Political correctness: Tony Abbott’s weapon of choice

The former PM is trying to dumb down the debates over same-sex marriage and climate, but the electorate may be ahead of him.

Tony Abbott addressing the Global Warming Policy Foundation in London. PHOTO ABC/GWPF

Tony Abbott addressing the Global Warming Policy Foundation in London. PHOTO ABC/GWPF

If you don’t like political correctness, advised Tony Abbott two months ago, vote against legalising same-sex marriage “because voting no will help to stop political correctness in its tracks.”

It was the former PM doing what he does best, artfully setting out an agenda for a negative, divisive campaign. Abbott’s mentor and fellow “no” campaigner John Howard is renowned for his political skills, but when it comes to campaign slogans he’s no match for his protégé.

Abbott’s most cunning trick was to drag political correctness into this already crowded debate. We regular heterosexual guys and gals, he’s saying with a sly nudge, are being railroaded by trendy progressives into allowing people who are not like us to desecrate the sanctity of marriage.

Fast forward to last week. During one of his frequent visits to Mother England Abbott delivered the 2017 Global Warming Policy Foundation lecture to a cosy gathering of fellow climate-deniers.

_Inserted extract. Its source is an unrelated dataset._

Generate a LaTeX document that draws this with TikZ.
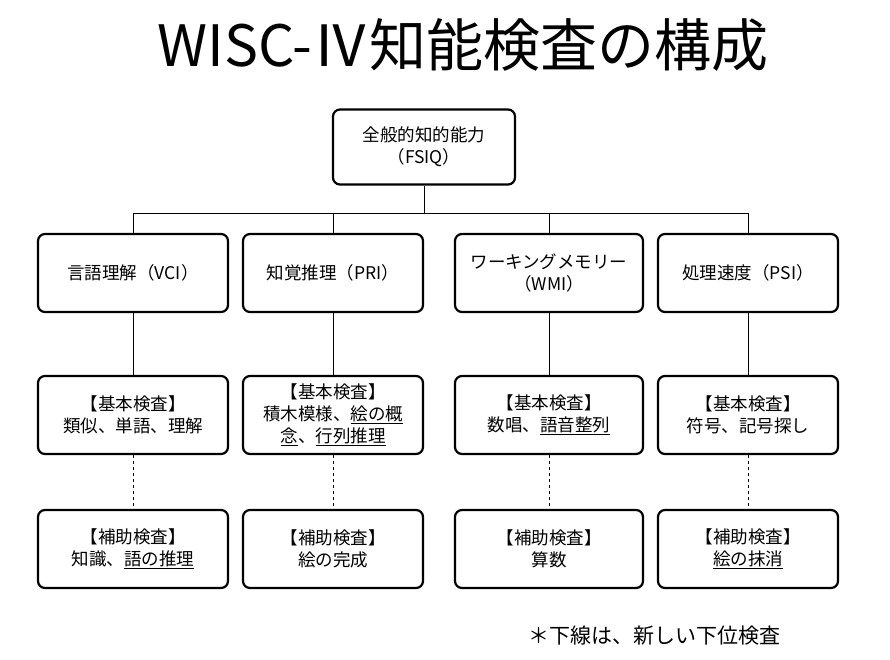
\documentclass[tikz,border=0pt]{standalone}
\usepackage{fontspec}
\setmainfont{Noto Sans CJK JP}
\usetikzlibrary{positioning}

\begin{document}
\begin{tikzpicture}[
    x=1pt, y=-1pt,
    box/.style={rectangle, rounded corners=7pt, draw=black, line width=2.2pt, fill=white, align=center, font=\fontsize{17.5}{22}\selectfont, inner sep=2pt},
    topbox/.style={box, minimum width=182pt, minimum height=75pt},
    subbox/.style={box, minimum width=188pt, minimum height=78pt},
    link/.style={draw=black, line width=0.6pt},
    aux/.style={link, dashed}
]
    \useasboundingbox (0,0) rectangle (890,659);

    % title
    \node[font=\fontsize{57}{60}\selectfont] (title) at (463,45) {WISC-Ⅳ知能検査の構成};

    % top
    \node[topbox] (fsiq) at (424,147) {全般的知的能力\\（FSIQ）};
    \coordinate (hub) at (424,213);

    % index scores
    \node[subbox, minimum width=190pt] (vci) at (133,273) {言語理解（VCI）};
    \node[subbox, minimum width=180pt] (pri) at (333,273) {知覚推理（PRI）};
    \node[subbox] (wmi) at (549,273) {ワーキングメモリー\\（WMI）};
    \node[subbox, minimum width=180pt] (psi) at (748,273) {処理速度（PSI）};

    % core subtests
    \node[subbox, minimum width=190pt] (vcicore) at (133,415) {【基本検査】\\類似、単語、理解};
    \node[subbox, minimum width=180pt] (pricore) at (333,415) {【基本検査】\\積木模様、\underline{絵の概}\\\underline{念}、\underline{行列推理}};
    \node[subbox] (wmicore) at (549,415) {【基本検査】\\数唱、\underline{語音整列}};
    \node[subbox, minimum width=180pt] (psicore) at (748,415) {【基本検査】\\符号、記号探し};

    % supplemental subtests
    \node[subbox, minimum width=190pt] (vcisup) at (133,549) {【補助検査】\\知識、\underline{語の推理}};
    \node[subbox, minimum width=180pt] (prisup) at (333,549) {【補助検査】\\絵の完成};
    \node[subbox] (wmisup) at (549,549) {【補助検査】\\算数};
    \node[subbox, minimum width=180pt] (psisup) at (748,549) {【補助検査】\\\underline{絵の抹消}};

    % connectors
    \draw[link] (fsiq) -- (hub);
    \foreach \n in {vci, pri, wmi, psi} {
        \draw[link] (hub) -| (\n);
        \draw[link] (\n) -- (\n core);
        \draw[aux] (\n core) -- (\n sup);
    }

    % note
    \node[font=\fontsize{21}{24}\selectfont, anchor=west] (note) at (525,636) {＊下線は、新しい下位検査};
\end{tikzpicture}
\end{document}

The GWPF website was down when I tried to access it last week, but Abbott was thoughtful enough to release the text of his address for everyone to see. It makes fascinating, disturbing reading.

The man who as prime minister said he supported climate measures now says he no longer believes human-induced climate change is a settled issue, and those who say it is are acting in “the spirit of the Inquisition, the thought-police down the ages”.

The man who as prime minister had access to the best scientific advice in Australia declared that “more than 100 years of photography at Manly Beach in my electorate does not suggest that sea levels have risen” and that those say they have are “alarmists”.

And for good measure, here’s his final word: “It’s climate change policy that’s doing harm; climate change itself is probably doing good; or at least, more good than harm.”

It’s clear that as prime minister Abbott avoided chats with his chief scientist or any government climate scientist. Despite his strong preconceptions, just half an hour with a professional discussing those sentiments would surely have lifted the fog and revealed how utterly wrong they are.

He’s telling us that the word of a former prime minister with no tertiary science education, who cites no authorities to support his argument, trumps that of thousands of scientists who have spent their lives learning about how climate works.

I’ve observed climate science in action for 30 years. I’ve listened for countless hours to people who do it and got to know many of them personally. I value their personal integrity and collective wisdom, and I’ve learned to trust their word. It follows that I don’t trust Tony Abbott’s.

I have to pause here. Getting hot under the collar about Abbott’s climate ruminations is to risk being branded one of those “thought-police”, those guardians of political correctness, or PC.

A long time ago when I was young, PC was a joke from the far left of politics, usually directed at some party hack who waved the rule-book. It was the left satirising itself.

The joke spread to nursery rhymes and fairy tales, where traditional heroes and villains of a certain gender, type, class, race or nationality were re-drawn in a form that would offend no-one. The inevitable result was a sanitised version stripped of everything that was interesting.

The joke did not go unnoticed on the right side of politics, where US President Ronald Reagan made good use of it. In the 1990s a new breed of conservatives, many of them re-invented ex-Marxists, turned PC into a powerful campaign tool. It’s never looked back.

Both in office and since, John Howard has used the PC line to insinuate that people speaking out on refugee policies, or on racist, sexist or homophobic language, are browbeating us ordinary folk and dictating how we should behave.

Political correctness is a supreme propaganda tool. You may be prime minister or a top-gun CEO or a mining magnate or just a wealthy bigot, or all of the above, but through the magic of PC you can be instantly transformed into a champion of the downtrodden.

Free of both thought and responsibility, it is politics for the lazy, demanding only that its users know how to talk nonsense with conviction. Donald Trump put it best in his 2016 race: “I’m not politically correct, because to be politically correct just takes too much time… too much effort.”

Stumped for campaign ideas? No problem – just bang on about political correctness. You can attack anyone else’s policy on a complex issue – immigration or education or law and order, or anything – simply by branding it as PC. Works every time.

The full power of the political correctness line was unleashed in Britain and the US in 2016, taking Britain out of the European Union and putting Donald Trump into the White House.

That’s what happens when politics is dumbed down and political correctness given elbow-room. We would be foolish if, after all this warning, we allowed the same process to take its course here.

Now Tony Abbott is repeating the trick. Getting us to vote down same-sex marriage and abandon carbon mitigation, he says, would be to save us all from political correctness.

I believe that on these two issues at least, most voters are informed enough not to be sucked in, and that the passage of time will see his views become quaint historical relics. Let’s hope so.